Verunsichert durch die Obstinatheit der Anzeigenbetreuer des Berlin Verlages und der Frankfurter Allgemeinen Sonntagszeitung, las ich in den digitalen Nachschlagewerken »100 Romane, die jeder haben muß« und »Deutsche Literatur von Lessing bis Kafka« nach, wie die dort versammelten Klassiker mit der Wendung »nichts weniger als« umgegangen sind.

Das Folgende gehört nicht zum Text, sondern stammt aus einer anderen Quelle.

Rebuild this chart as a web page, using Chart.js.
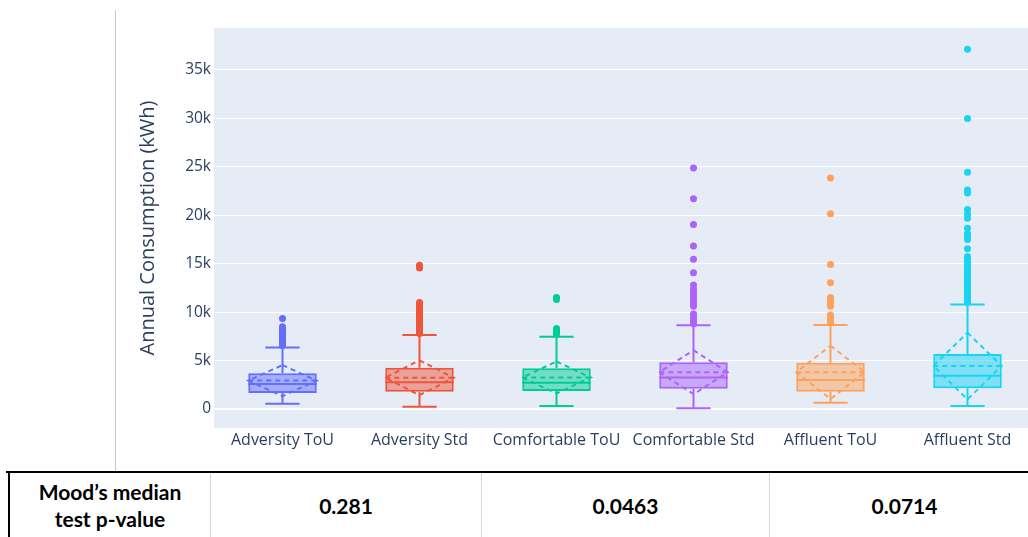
<!DOCTYPE html>
<html>
<head>
<meta charset="utf-8">
<title>Annual Consumption by Group</title>
<script src="https://cdn.jsdelivr.net/npm/chart.js@4.4.1/dist/chart.umd.min.js"></script>
<style>
  html, body { margin: 0; padding: 0; background: #fff; width: 1028px; height: 537px; overflow: hidden; position: relative; }
  #wrap { position: absolute; left: 0; top: 0; width: 1040px; height: 465px; }
  #divider { position: absolute; left: 115px; top: 10px; width: 1px; height: 462px; background: #c9c9c9; }
  #tableTop { position: absolute; left: 6px; top: 471px; width: 1040px; height: 2px; background: #000; }
  .cell { position: absolute; top: 473px; height: 64px; display: flex; align-items: center; justify-content: center;
          text-align: center; font-family: Lato, "Liberation Sans", sans-serif; font-weight: bold; font-size: 21px;
          line-height: 27px; color: #000; box-sizing: border-box; }
</style>
</head>
<body>
<div id="wrap"><canvas id="chart" width="1040" height="465"></canvas></div>
<div id="divider"></div>
<div id="tableTop"></div>
<div id="table"></div>
<script>
// Groups on the x axis
const categories = ['Adversity ToU', 'Adversity Std', 'Comfortable ToU', 'Comfortable Std', 'Affluent ToU', 'Affluent Std'];

// Box statistics per group (kWh)
const q1          = [1650, 1790, 1870, 2080, 1790, 2130];
const medians     = [2580, 2750, 2700, 3250, 2990, 3420];
const q3          = [3700, 4250, 4200, 4820, 4780, 5680];
const lowerFences = [550, 240, 310, 70, 650, 310];
const upperFences = [6350, 7640, 7460, 8650, 8670, 10800];
const means       = [2930, 3230, 3250, 3800, 3790, 4440];
const stdDevs     = [1600, 1800, 1650, 2270, 2750, 3440];

// Outlying households per group (kWh)
const outliersAdversityToU = [6550, 6700, 6850, 7000, 7150, 7300, 7450, 7600, 7750, 7900, 8050, 8200, 8350, 8500, 9350];
const outliersAdversityStd = [7800, 8000, 8200, 8400, 8600, 8800, 9000, 9200, 9400, 9600, 9800, 10000, 10200, 10400,
                              10600, 10800, 11000, 14550, 14850];
const outliersComfortableToU = [7750, 7950, 8150, 8300, 11300, 11500];
const outliersComfortableStd = [8800, 9000, 9200, 9500, 9800, 10600, 10900, 11200, 11500, 11800, 12100, 12400, 12800,
                                14070, 15450, 16820, 19060, 21700, 24870];
const outliersAffluentToU = [8900, 9100, 9300, 9500, 9700, 10600, 10900, 11200, 11500, 13030, 14930, 20160, 23840];
const outliersAffluentStd = [11000, 11250, 11500, 11750, 12000, 12250, 12500, 12750, 13000, 13250, 13500, 13750, 14000,
                             14250, 14500, 14750, 15000, 15250, 15500, 15750, 16550, 17500, 17800, 18100, 18650, 19700,
                             20100, 20600, 22300, 22600, 24430, 30000, 37150];

// Y axis ticks and their labels
const yTicks = [0, 5000, 10000, 15000, 20000, 25000, 30000, 35000];
const yTickLabels = ['0', '5k', '10k', '15k', '20k', '25k', '30k', '35k'];

// Mood's median test results
const statLabel = ['Mood’s median', 'test p-value'];
const pValues = ['0.281', '0.0463', '0.0714'];

const outlierSets = [outliersAdversityToU, outliersAdversityStd, outliersComfortableToU,
                     outliersComfortableStd, outliersAffluentToU, outliersAffluentStd];

const colors = ['#636EFA', '#EF553B', '#00CC96', '#AB63FA', '#FFA15A', '#19D3F3'];
const fills  = ['rgba(99,110,250,0.5)', 'rgba(239,85,59,0.5)', 'rgba(0,204,150,0.5)',
                'rgba(171,99,250,0.5)', 'rgba(255,161,90,0.5)', 'rgba(25,211,243,0.5)'];
const fontAxis = '"Open Sans", "DejaVu Sans", sans-serif';
const axisColor = '#2a3f5f';

// Plot background
const plotBackground = {
  id: 'plotBackground',
  beforeDraw(chart) {
    const { ctx, chartArea: a } = chart;
    ctx.save();
    ctx.fillStyle = '#E5ECF6';
    ctx.fillRect(a.left, a.top, a.right - a.left, a.bottom - a.top);
    ctx.restore();
  }
};

// Whiskers, median, mean line and ±SD diamond for each box
const boxDecor = {
  id: 'boxDecor',
  afterDatasetsDraw(chart) {
    const { ctx } = chart;
    const xs = chart.scales.x, ys = chart.scales.y;
    const meta = chart.getDatasetMeta(0);
    ctx.save();
    ctx.lineWidth = 2;
    categories.forEach((c, i) => {
      const cx = xs.getPixelForValue(i);
      const half = meta.data[i].width / 2;
      const cap = half / 2;
      const py = v => ys.getPixelForValue(v);
      ctx.strokeStyle = colors[i];
      ctx.setLineDash([]);
      ctx.beginPath();
      // lower whisker
      ctx.moveTo(cx, py(q1[i])); ctx.lineTo(cx, py(lowerFences[i]));
      ctx.moveTo(cx - cap, py(lowerFences[i])); ctx.lineTo(cx + cap, py(lowerFences[i]));
      // upper whisker
      ctx.moveTo(cx, py(q3[i])); ctx.lineTo(cx, py(upperFences[i]));
      ctx.moveTo(cx - cap, py(upperFences[i])); ctx.lineTo(cx + cap, py(upperFences[i]));
      // median
      ctx.moveTo(cx - half, py(medians[i])); ctx.lineTo(cx + half, py(medians[i]));
      ctx.stroke();
      // mean and standard deviation
      ctx.setLineDash([5, 4]);
      ctx.beginPath();
      ctx.moveTo(cx - half, py(means[i])); ctx.lineTo(cx + half, py(means[i]));
      ctx.stroke();
      ctx.beginPath();
      ctx.moveTo(cx, py(means[i] + stdDevs[i]));
      ctx.lineTo(cx + half, py(means[i]));
      ctx.lineTo(cx, py(means[i] - stdDevs[i]));
      ctx.lineTo(cx - half, py(means[i]));
      ctx.closePath();
      ctx.stroke();
    });
    ctx.restore();
  }
};

new Chart(document.getElementById('chart'), {
  type: 'bar',
  data: {
    labels: categories,
    datasets: [
      {
        type: 'bar',
        data: categories.map((c, i) => [q1[i], q3[i]]),
        backgroundColor: fills,
        borderColor: colors,
        borderWidth: 2,
        borderSkipped: false,
        barPercentage: 0.5,
        categoryPercentage: 1
      },
      ...outlierSets.map((pts, i) => ({
        type: 'scatter',
        data: pts.map(v => ({ x: categories[i], y: v })),
        pointRadius: 3.5,
        pointBackgroundColor: colors[i],
        pointBorderWidth: 0,
        showLine: false
      }))
    ]
  },
  options: {
    responsive: false,
    animation: false,
    devicePixelRatio: 1,
    events: [],
    layout: { padding: { left: 0, top: 28, right: 4, bottom: 0 } },
    plugins: { legend: { display: false }, tooltip: { enabled: false } },
    scales: {
      x: {
        type: 'category',
        offset: true,
        grid: { display: false, drawTicks: false },
        border: { display: false },
        ticks: { color: axisColor, font: { family: fontAxis, size: 16 }, padding: 3, maxRotation: 0, autoSkip: false },
        afterFit(scale) { scale.height = 37; }
      },
      y: {
        min: -1962,
        max: 39335,
        afterBuildTicks(scale) { scale.ticks = yTicks.map(v => ({ value: v })); },
        grid: {
          color: '#ffffff',
          lineWidth: c => (c.tick && c.tick.value === 0 ? 2 : 1),
          drawTicks: false
        },
        border: { display: false },
        ticks: {
          color: axisColor,
          font: { family: fontAxis, size: 15.5 },
          padding: 3,
          callback: (v, idx) => yTickLabels[idx]
        },
        title: {
          display: true,
          text: 'Annual Consumption (kWh)',
          color: axisColor,
          font: { family: fontAxis, size: 20 },
          padding: { top: 136, bottom: 0 }
        },
        afterFit(scale) { scale.width = 214; }
      }
    }
  },
  plugins: [plotBackground, boxDecor]
});

// Statistics row below the chart
const table = document.getElementById('table');
const cols = [{ left: 8, width: 202 }, { left: 210, width: 271 }, { left: 481, width: 288 }, { left: 769, width: 270 }];
const cellTexts = [statLabel.join('<br>'), ...pValues];
cellTexts.forEach((t, i) => {
  const d = document.createElement('div');
  d.className = 'cell';
  d.style.left = cols[i].left + 'px';
  d.style.width = cols[i].width + 'px';
  d.style.borderLeft = i === 0 ? '2px solid #000' : '1px solid #d4d4d4';
  d.innerHTML = t;
  table.appendChild(d);
});
</script>
</body>
</html>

Von den Belegen mit grammatikalisch ähnlicher Struktur führe ich nur wenige Fundstücke an und markiere deren einschlägige Passagen: »... die braven Leute seien freilich in der Regel sehr schlechte Musikanten, dafür jedoch seien die guten Musikanten gewöhnlich nichts weniger als brave Leute, die Bravheit sei aber in der Welt die Hauptsache, nicht die Musik«, sagt Heine in »Atta Troll«. – Oder derselbe Autor über Luther, nachdem er ihn den »Schwan von Wittenberg« genannt hat: »Aber er war nichts weniger als ein milder Schwan in manchen Gesängen, wo er den Mut der Seinigen anfeuert und sich selber zur wildesten Kampfeslust begeistert.« – Oder Keller in »Der grüne Heinrich«: »Dort galt ich für nichts weniger als für einen talentvollen Zeichner. Monatelang klebte der gleiche Bogen auf meinem Reißbrette ... und verkündete einen faulen und verdrießlichen Zeichner. « – Oder Stifter in »Der Nachsommer«: »Die Oberfläche der Echern ... ist aber nichts weniger als eine Ebene ... Sie besteht aus einer großen Anzahl von Gipfeln.« – Oder Winkelmann über den antiken Bildhauer Guido: »Sein Apollo in der berühmten Aurora ist nichts weniger als eine schöne Figur und ist gegen den Apollo von Mengs unter den Musen in der Villa Albani wie ein Knecht gegen dessen Herrn.« – Oder Fontane in »Frau Jenny Treibel« über ein Pferd, das »nichts weniger als ein Dänenroß voll Kraft und Feuer ...« gewesen sei, »sondern nur ein schon länger in der Manege gehender Graditzer, dem etwas Extravagantes nicht mehr zugemutet werden konnte«. – Oder noch einmal mit etwas anderem Satzbau Heinrich Heine: »Im allgemeinen werden die Bewohner Göttingens eingeteilt in Studenten, Professoren, Philister und Vieh, welche vier Stände doch nichts weniger als streng geschieden sind. Der Viehstand ist der bedeutendste.«

Den Streit beiseite, ob Littells Roman nicht weniger als ein Meisterwerk oder nichts weniger als ein Meisterwerk sei – ich bin an digital verwahrte deutsche Prosa geraten, die ein Labsal war. Was ich nach den 1383 Seiten Mord und Mord und Mord, mit denen das gottlose Buch »Die Wohlgesinnten« daherkommt, mehr als nötig hatte. So daß ich gegenüber den Verfassern des verqueren Anzeigentextes nichts weniger als Groll und nicht weniger als Dankbarkeit empfinde.